begin DATA

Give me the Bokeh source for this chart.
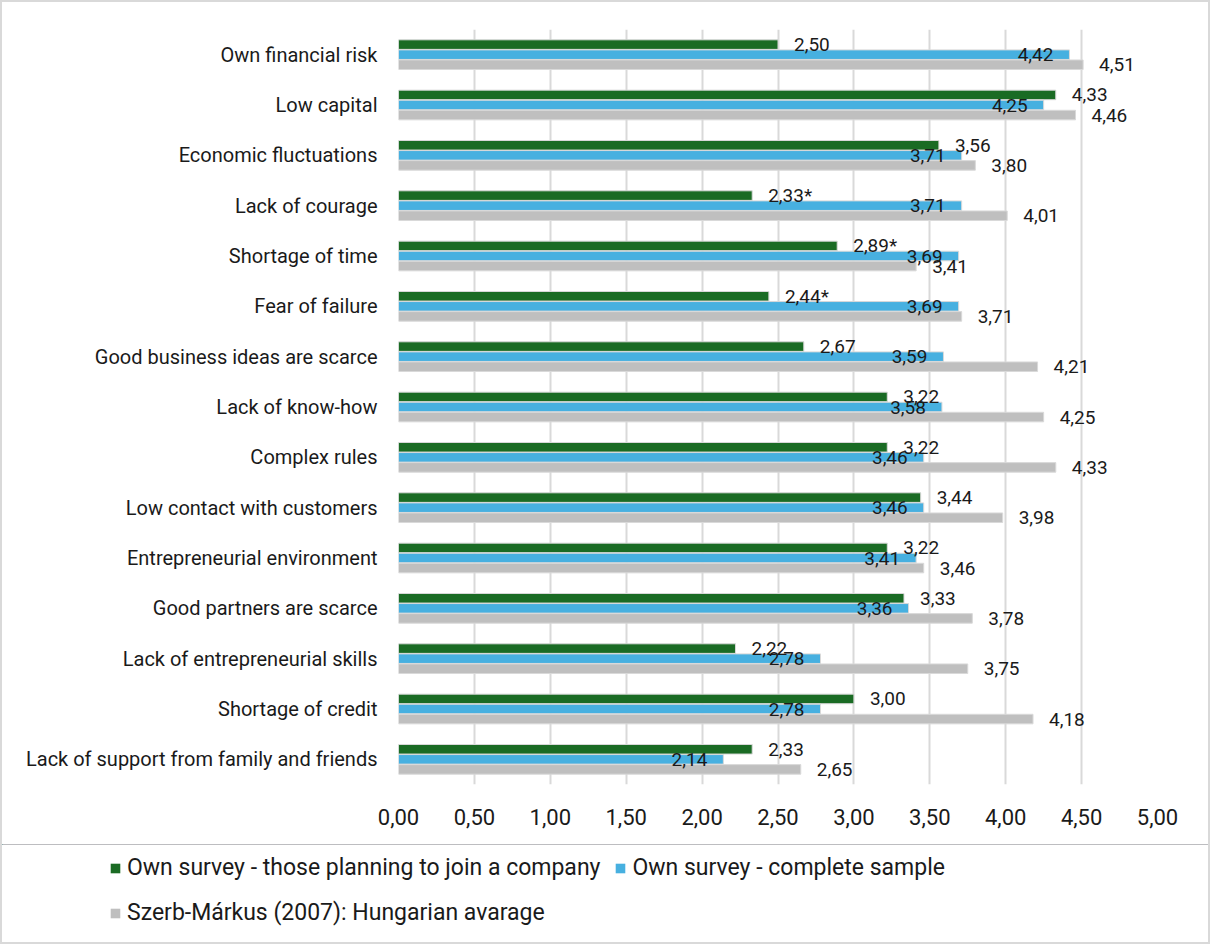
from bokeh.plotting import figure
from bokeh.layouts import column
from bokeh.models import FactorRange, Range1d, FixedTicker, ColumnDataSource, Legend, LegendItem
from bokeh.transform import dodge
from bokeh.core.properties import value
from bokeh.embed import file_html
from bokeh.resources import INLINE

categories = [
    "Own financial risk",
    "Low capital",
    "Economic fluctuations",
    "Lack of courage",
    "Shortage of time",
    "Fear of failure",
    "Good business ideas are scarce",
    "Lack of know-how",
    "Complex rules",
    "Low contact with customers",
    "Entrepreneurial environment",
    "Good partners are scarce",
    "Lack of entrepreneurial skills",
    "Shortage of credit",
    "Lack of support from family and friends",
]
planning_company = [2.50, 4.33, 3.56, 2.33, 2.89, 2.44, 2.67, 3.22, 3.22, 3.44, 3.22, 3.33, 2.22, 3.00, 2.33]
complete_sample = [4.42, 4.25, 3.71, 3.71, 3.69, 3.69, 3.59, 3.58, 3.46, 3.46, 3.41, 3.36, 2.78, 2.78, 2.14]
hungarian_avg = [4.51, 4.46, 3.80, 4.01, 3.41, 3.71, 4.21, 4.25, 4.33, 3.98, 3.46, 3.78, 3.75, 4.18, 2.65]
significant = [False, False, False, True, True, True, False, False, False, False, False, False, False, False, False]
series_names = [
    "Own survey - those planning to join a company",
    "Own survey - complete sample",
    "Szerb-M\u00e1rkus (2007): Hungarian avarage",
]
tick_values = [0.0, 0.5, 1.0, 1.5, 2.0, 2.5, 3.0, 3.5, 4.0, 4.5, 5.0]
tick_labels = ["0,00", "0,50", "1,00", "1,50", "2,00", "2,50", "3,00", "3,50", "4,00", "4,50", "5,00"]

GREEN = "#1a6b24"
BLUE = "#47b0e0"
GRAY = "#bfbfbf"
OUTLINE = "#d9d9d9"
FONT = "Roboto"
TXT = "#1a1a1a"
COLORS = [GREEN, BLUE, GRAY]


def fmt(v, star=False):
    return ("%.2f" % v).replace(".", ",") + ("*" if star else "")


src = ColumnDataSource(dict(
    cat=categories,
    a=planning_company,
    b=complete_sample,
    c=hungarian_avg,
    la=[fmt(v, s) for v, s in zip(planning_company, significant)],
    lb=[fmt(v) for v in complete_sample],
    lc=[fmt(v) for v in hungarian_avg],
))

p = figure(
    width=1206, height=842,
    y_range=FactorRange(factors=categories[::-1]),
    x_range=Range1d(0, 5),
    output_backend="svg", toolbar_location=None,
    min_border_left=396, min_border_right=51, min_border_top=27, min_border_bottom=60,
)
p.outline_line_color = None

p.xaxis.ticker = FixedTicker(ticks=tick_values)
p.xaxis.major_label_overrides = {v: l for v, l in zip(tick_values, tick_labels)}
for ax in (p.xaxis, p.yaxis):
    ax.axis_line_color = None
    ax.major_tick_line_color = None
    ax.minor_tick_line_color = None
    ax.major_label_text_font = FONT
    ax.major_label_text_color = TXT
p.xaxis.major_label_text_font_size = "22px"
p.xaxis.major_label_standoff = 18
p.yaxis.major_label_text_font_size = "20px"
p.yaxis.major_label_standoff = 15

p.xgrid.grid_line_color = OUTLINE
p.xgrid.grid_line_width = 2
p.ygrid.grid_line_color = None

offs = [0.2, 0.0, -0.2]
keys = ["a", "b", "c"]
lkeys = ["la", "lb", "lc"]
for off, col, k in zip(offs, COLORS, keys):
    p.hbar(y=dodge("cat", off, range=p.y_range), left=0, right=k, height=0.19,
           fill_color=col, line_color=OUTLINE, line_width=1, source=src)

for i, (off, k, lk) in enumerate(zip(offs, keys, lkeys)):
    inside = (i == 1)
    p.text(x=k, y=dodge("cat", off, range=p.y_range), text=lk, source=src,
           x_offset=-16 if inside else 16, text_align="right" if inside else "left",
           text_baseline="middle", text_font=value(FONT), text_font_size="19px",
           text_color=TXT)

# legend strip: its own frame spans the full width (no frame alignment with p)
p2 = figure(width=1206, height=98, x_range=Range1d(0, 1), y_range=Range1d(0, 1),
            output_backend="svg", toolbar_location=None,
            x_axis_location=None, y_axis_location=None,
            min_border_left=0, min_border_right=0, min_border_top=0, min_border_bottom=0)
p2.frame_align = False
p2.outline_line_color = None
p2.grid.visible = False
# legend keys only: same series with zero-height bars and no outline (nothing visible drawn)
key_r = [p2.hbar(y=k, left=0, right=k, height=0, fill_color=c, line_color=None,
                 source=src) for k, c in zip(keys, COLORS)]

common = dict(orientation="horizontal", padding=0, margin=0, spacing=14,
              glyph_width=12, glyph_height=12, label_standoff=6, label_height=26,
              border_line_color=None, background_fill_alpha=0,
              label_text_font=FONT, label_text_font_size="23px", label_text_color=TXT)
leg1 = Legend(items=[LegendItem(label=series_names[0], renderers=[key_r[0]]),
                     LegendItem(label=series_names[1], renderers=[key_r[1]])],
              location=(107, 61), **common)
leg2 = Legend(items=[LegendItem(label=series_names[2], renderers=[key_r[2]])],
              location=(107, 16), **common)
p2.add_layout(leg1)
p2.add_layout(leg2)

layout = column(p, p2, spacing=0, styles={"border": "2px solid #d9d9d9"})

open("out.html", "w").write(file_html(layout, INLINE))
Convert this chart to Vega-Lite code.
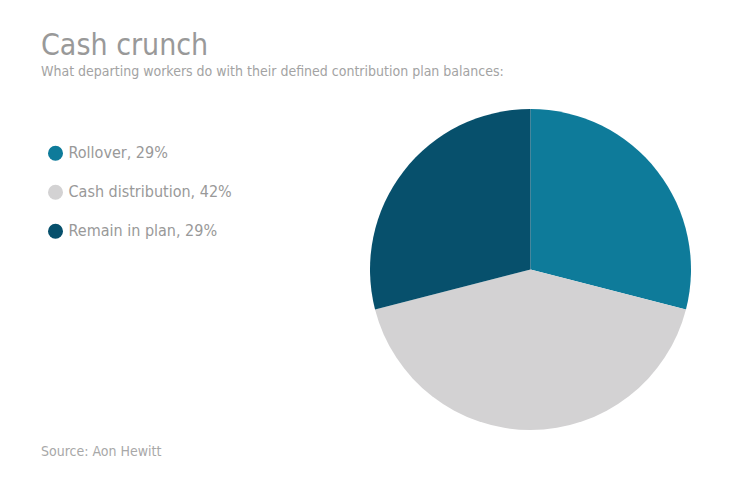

end DATA

▶ **TASK DESCRIPTION**
Your task is to reproduce all of the material exactly. The pictures stay out.

▶ **REPLY**
Give me the Bokeh source for this chart.
from bokeh.plotting import figure
from bokeh.layouts import column
from bokeh.models import FactorRange, Range1d, FixedTicker, ColumnDataSource, Legend, LegendItem
from bokeh.transform import dodge
from bokeh.core.properties import value
from bokeh.embed import file_html
from bokeh.resources import INLINE

categories = [
    "Own financial risk",
    "Low capital",
    "Economic fluctuations",
    "Lack of courage",
    "Shortage of time",
    "Fear of failure",
    "Good business ideas are scarce",
    "Lack of know-how",
    "Complex rules",
    "Low contact with customers",
    "Entrepreneurial environment",
    "Good partners are scarce",
    "Lack of entrepreneurial skills",
    "Shortage of credit",
    "Lack of support from family and friends",
]
planning_company = [2.50, 4.33, 3.56, 2.33, 2.89, 2.44, 2.67, 3.22, 3.22, 3.44, 3.22, 3.33, 2.22, 3.00, 2.33]
complete_sample = [4.42, 4.25, 3.71, 3.71, 3.69, 3.69, 3.59, 3.58, 3.46, 3.46, 3.41, 3.36, 2.78, 2.78, 2.14]
hungarian_avg = [4.51, 4.46, 3.80, 4.01, 3.41, 3.71, 4.21, 4.25, 4.33, 3.98, 3.46, 3.78, 3.75, 4.18, 2.65]
significant = [False, False, False, True, True, True, False, False, False, False, False, False, False, False, False]
series_names = [
    "Own survey - those planning to join a company",
    "Own survey - complete sample",
    "Szerb-M\u00e1rkus (2007): Hungarian avarage",
]
tick_values = [0.0, 0.5, 1.0, 1.5, 2.0, 2.5, 3.0, 3.5, 4.0, 4.5, 5.0]
tick_labels = ["0,00", "0,50", "1,00", "1,50", "2,00", "2,50", "3,00", "3,50", "4,00", "4,50", "5,00"]

GREEN = "#1a6b24"
BLUE = "#47b0e0"
GRAY = "#bfbfbf"
OUTLINE = "#d9d9d9"
FONT = "Roboto"
TXT = "#1a1a1a"
COLORS = [GREEN, BLUE, GRAY]


def fmt(v, star=False):
    return ("%.2f" % v).replace(".", ",") + ("*" if star else "")


src = ColumnDataSource(dict(
    cat=categories,
    a=planning_company,
    b=complete_sample,
    c=hungarian_avg,
    la=[fmt(v, s) for v, s in zip(planning_company, significant)],
    lb=[fmt(v) for v in complete_sample],
    lc=[fmt(v) for v in hungarian_avg],
))

p = figure(
    width=1206, height=842,
    y_range=FactorRange(factors=categories[::-1]),
    x_range=Range1d(0, 5),
    output_backend="svg", toolbar_location=None,
    min_border_left=396, min_border_right=51, min_border_top=27, min_border_bottom=60,
)
p.outline_line_color = None

p.xaxis.ticker = FixedTicker(ticks=tick_values)
p.xaxis.major_label_overrides = {v: l for v, l in zip(tick_values, tick_labels)}
for ax in (p.xaxis, p.yaxis):
    ax.axis_line_color = None
    ax.major_tick_line_color = None
    ax.minor_tick_line_color = None
    ax.major_label_text_font = FONT
    ax.major_label_text_color = TXT
p.xaxis.major_label_text_font_size = "22px"
p.xaxis.major_label_standoff = 18
p.yaxis.major_label_text_font_size = "20px"
p.yaxis.major_label_standoff = 15

p.xgrid.grid_line_color = OUTLINE
p.xgrid.grid_line_width = 2
p.ygrid.grid_line_color = None

offs = [0.2, 0.0, -0.2]
keys = ["a", "b", "c"]
lkeys = ["la", "lb", "lc"]
for off, col, k in zip(offs, COLORS, keys):
    p.hbar(y=dodge("cat", off, range=p.y_range), left=0, right=k, height=0.19,
           fill_color=col, line_color=OUTLINE, line_width=1, source=src)

for i, (off, k, lk) in enumerate(zip(offs, keys, lkeys)):
    inside = (i == 1)
    p.text(x=k, y=dodge("cat", off, range=p.y_range), text=lk, source=src,
           x_offset=-16 if inside else 16, text_align="right" if inside else "left",
           text_baseline="middle", text_font=value(FONT), text_font_size="19px",
           text_color=TXT)

# legend strip: its own frame spans the full width (no frame alignment with p)
p2 = figure(width=1206, height=98, x_range=Range1d(0, 1), y_range=Range1d(0, 1),
            output_backend="svg", toolbar_location=None,
            x_axis_location=None, y_axis_location=None,
            min_border_left=0, min_border_right=0, min_border_top=0, min_border_bottom=0)
p2.frame_align = False
p2.outline_line_color = None
p2.grid.visible = False
# legend keys only: same series with zero-height bars and no outline (nothing visible drawn)
key_r = [p2.hbar(y=k, left=0, right=k, height=0, fill_color=c, line_color=None,
                 source=src) for k, c in zip(keys, COLORS)]

common = dict(orientation="horizontal", padding=0, margin=0, spacing=14,
              glyph_width=12, glyph_height=12, label_standoff=6, label_height=26,
              border_line_color=None, background_fill_alpha=0,
              label_text_font=FONT, label_text_font_size="23px", label_text_color=TXT)
leg1 = Legend(items=[LegendItem(label=series_names[0], renderers=[key_r[0]]),
                     LegendItem(label=series_names[1], renderers=[key_r[1]])],
              location=(107, 61), **common)
leg2 = Legend(items=[LegendItem(label=series_names[2], renderers=[key_r[2]])],
              location=(107, 16), **common)
p2.add_layout(leg1)
p2.add_layout(leg2)

layout = column(p, p2, spacing=0, styles={"border": "2px solid #d9d9d9"})

open("out.html", "w").write(file_html(layout, INLINE))
Convert this chart to Vega-Lite code.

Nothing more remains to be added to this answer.